There in the tent city of Matamoros, where the “other side” in the United States is clearly visible just beyond the Rio Grande, hundreds of people wait with hope and optimism. Our team had the honor of meeting Rich, who spoke with our group one morning about the U.S. immigration system, particularly as it relates to asylum-seekers and refugees at the southern border. Rich shared with us that about a year ago he worked as an immigration attorney for U.S. Immigration and Customs Enforcement, where he worked to prove the government’s case against asylum-seekers and refugees seeking passage into the U.S. to start a safer and better life. He spoke passionately and precisely.


He expressed the discomfort he felt when he witnessed the poor conditions in ICE detention centers and the children living in cages—reasons that led him to leave his job as an ICE attorney and take a large pay cut to work for immigrant rights. Rich now works through The United Methodist Church as an immigration attorney in a program called “Justice for Our Neighbors.”


He explained the RIM Policy, or “Remain in Mexico,” where asylum-seekers are forced to stay in Mexico as they await their court date, making it difficult to work and make money as they wait. He explained to us that because of this policy, many people continue to live in danger in Matamoros and other areas along the border because of the cartel and other dangerous situations.


A person seeking asylum in the U.S. needs to physically cross the border at an official entry point where they will then be met by an immigration officer and begin the paperwork to claim asylum. In recent months this has become nearly impossible because the U.S. government has placed two officers on the exact border line to prevent asylum-seekers from stepping onto U.S. soil to ask for asylum.

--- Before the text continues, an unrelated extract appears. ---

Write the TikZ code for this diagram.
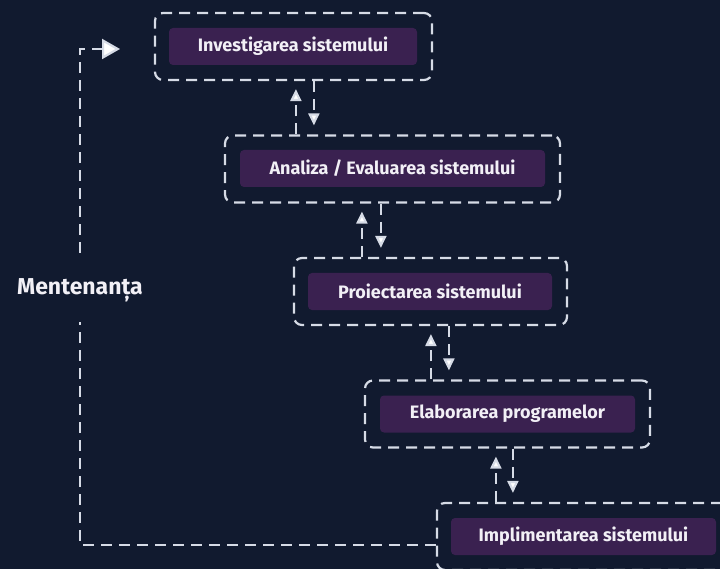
\documentclass[tikz,border=0pt]{standalone}
\usepackage{fontspec}
\setmainfont{Fira Sans}
\usetikzlibrary{arrows.meta,calc}
\definecolor{bg}{HTML}{111A2F}
\definecolor{boxfill}{HTML}{3A2150}
\definecolor{dashc}{HTML}{D6DBE6}
\definecolor{txt}{HTML}{F2F0F6}
\tikzset{
  outerbox/.style={draw=dashc, line width=2.2pt, dash pattern=on 11pt off 7pt, rounded corners=8pt, minimum width=#1, minimum height=67pt, inner sep=0pt},
  innerbox/.style={fill=boxfill, rounded corners=4pt, minimum width=#1, minimum height=37pt, inner sep=0pt, text=txt, font=\bfseries\fontsize{18}{20}\selectfont},
  conn/.style={draw=dashc, line width=2.2pt, dash pattern=on 11pt off 7pt},
  arr/.style={conn, -{Triangle[width=11pt,length=12pt,fill=white]}},
  bigarr/.style={conn, -{Triangle[width=20pt,length=18pt,fill=white]}},
}
\begin{document}
\begin{tikzpicture}[x=1pt,y=1pt]
\fill[bg] (0,0) rectangle (720,-569);
\clip (0,0) rectangle (720,-569);
\useasboundingbox (0,0) rectangle (720,-569);

\node[outerbox=277pt] (o1) at (293.5,-46.5) {};
\node[innerbox=248pt] (i1) at (293,-46.5) {Investigarea sistemului};
\node[outerbox=335pt] (o2) at (392.5,-169) {};
\node[innerbox=305pt] (i2) at (392.5,-168.5) {Analiza / Evaluarea sistemului};
\node[outerbox=273pt] (o3) at (430.5,-291.5) {};
\node[innerbox=244pt] (i3) at (430,-291.5) {Proiectarea sistemului};
\node[outerbox=285pt] (o4) at (507.5,-414) {};
\node[innerbox=255pt] (i4) at (507.5,-414) {Elaborarea programelor};
\node[outerbox=293pt] (o5) at (583.5,-536.5) {};
\node[innerbox=265pt] (i5) at (583.5,-536.5) {Implimentarea sistemului};

% arrows between boxes
\draw[arr] ([xshift=72pt]o2.north west) -- ([xshift=142pt,yshift=-8pt]o1.south west);
\draw[arr] ([xshift=160pt]o1.south west) -- ([xshift=90pt,yshift=9pt]o2.north west);
\draw[arr] ([xshift=69pt]o3.north west) -- ([xshift=138pt,yshift=-8pt]o2.south west);
\draw[arr] ([xshift=157pt]o2.south west) -- ([xshift=88pt,yshift=9pt]o3.north west);
\draw[arr] ([xshift=67pt]o4.north west) -- ([xshift=138pt,yshift=-8pt]o3.south west);
\draw[arr] ([xshift=156pt]o3.south west) -- ([xshift=85pt,yshift=9pt]o4.north west);
\draw[arr] ([xshift=60pt]o5.north west) -- ([xshift=132pt,yshift=-8pt]o4.south west);
\draw[arr] ([xshift=149pt]o4.south west) -- ([xshift=77pt,yshift=9pt]o5.north west);

% maintenance loop
\coordinate (lb) at (80,-545);
\coordinate (lt) at (80,-49);
\coordinate (tip) at (120,-49);
\draw[bigarr] ([yshift=-8.5pt]o5.west) -- (lb) -- (lt) -- (tip);
\node[fill=bg, text=txt, font=\bfseries\fontsize{23}{25}\selectfont, inner xsep=2pt, inner ysep=20pt] (m) at (80,-290) {Mentenanța};
\end{tikzpicture}
\end{document}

They tell seekers to line up, where they have ended up waiting for weeks and months on the bridge with hopes that one day they will be allowed to cross and receive a court date.

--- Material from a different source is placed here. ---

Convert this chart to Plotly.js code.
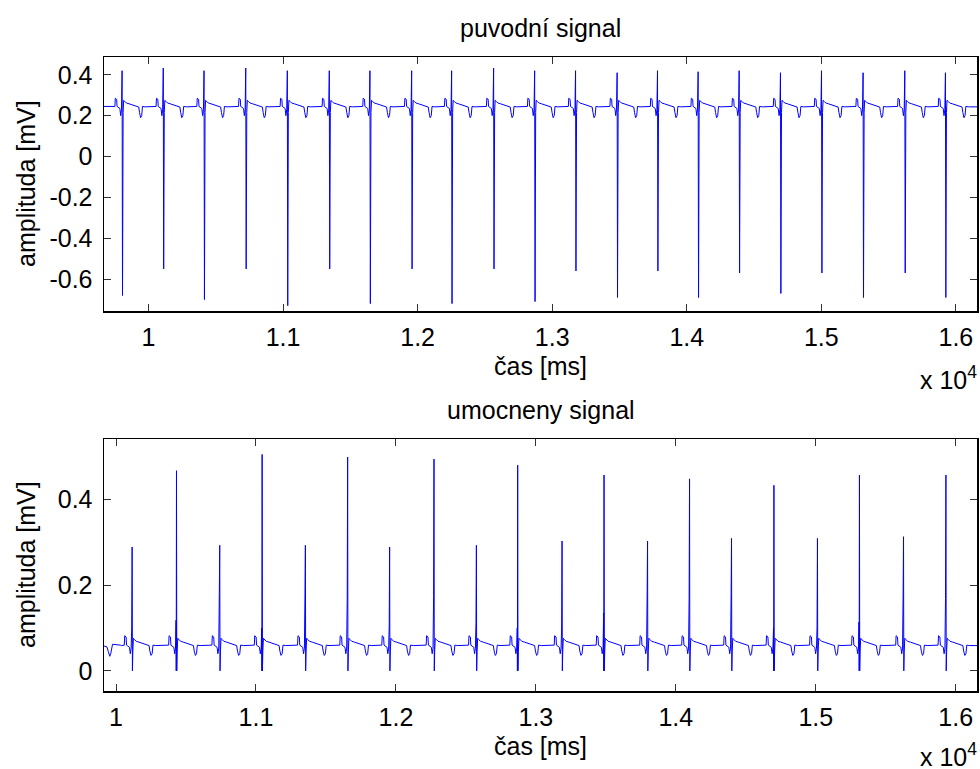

Unfortunately, when the waiting asylum seekers press the immigration officials, they are told, “Sorry, we are full.” This has spurred people to cross illegally.


There is a popular misunderstanding that those who cross the border illegally will then run away into Texas, never to be found again, some committing crimes. We learned that this is usually not the case. People will make the dangerous swim across the Rio Grande, some dying on their way, only to sit on the other side and wait for an officer to meet them so they can ask for asylum. But now they are arrested for illegal entry and immediately sent to Guatemala (unless they are from Guatemala) where they will have forfeited any right to future asylum in the U.S.


A stricter interpretation of the law ordered by the attorney general has made it nearly impossible to assert the argument of “credible fear” of persecution in one’s home country.


Rich explained that even if someone’s family member has been murdered and the implication is that they are next, that is not reason enough to be granted “credible fear,” unless they have been directly threatened by the police (not a gang). Additionally, someone seeking asylum in the U.S. must have been denied asylum in the country they passed through (Mexico) before arriving at the U.S. border, even if their staying in Mexico would be equally as dangerous for them.


There are several directives made to U.S. immigration lawyers by the U.S. Justice Department that have restricted the process even further, making it nearly impossible to be granted “credible fear” and asylum in the U.S.


During the last day of our trip, our group had a fascinating session at an immigration courthouse where Rich, along with a current ICE attorney and a private immigration attorney, spoke with us about their jobs. They shared their perspectives and personal stories about the jobs they do and the immigration system. They all agreed that between the three of them they could work out a more fair and just immigration system—one that is not driven by fear and politics.


The people living in the tent city of Matamoros continue to suffer today. The U.S. immigration conundrum has divided our country, split families and injured many already vulnerable. We traveled to the border to see the many sides of the issue as we met with all kinds of people—asylum seekers, border patrol, ordinary citizens, pro-immigration and ICE attorneys, and church leaders. We saw fear and hope up close and personal on both sides of the border. We witnessed Christian faithfulness to the gospel, and we met Christ many times each day.


We were reminded to ask ourselves not simply about the legalities of a socially constructed line on a map or human-made wall, but we were forced to tackle questions of morality and Christ-like behavior. We were reminded how Jesus, Mary and Joseph were refugees and asylum seekers in Egypt, as Herod sought to kill the infant Jesus.


We met a God not bound by nationality or political party or economic self-interest, but a God calling out for compassion and justice, a God who claims everyone as God’s own child.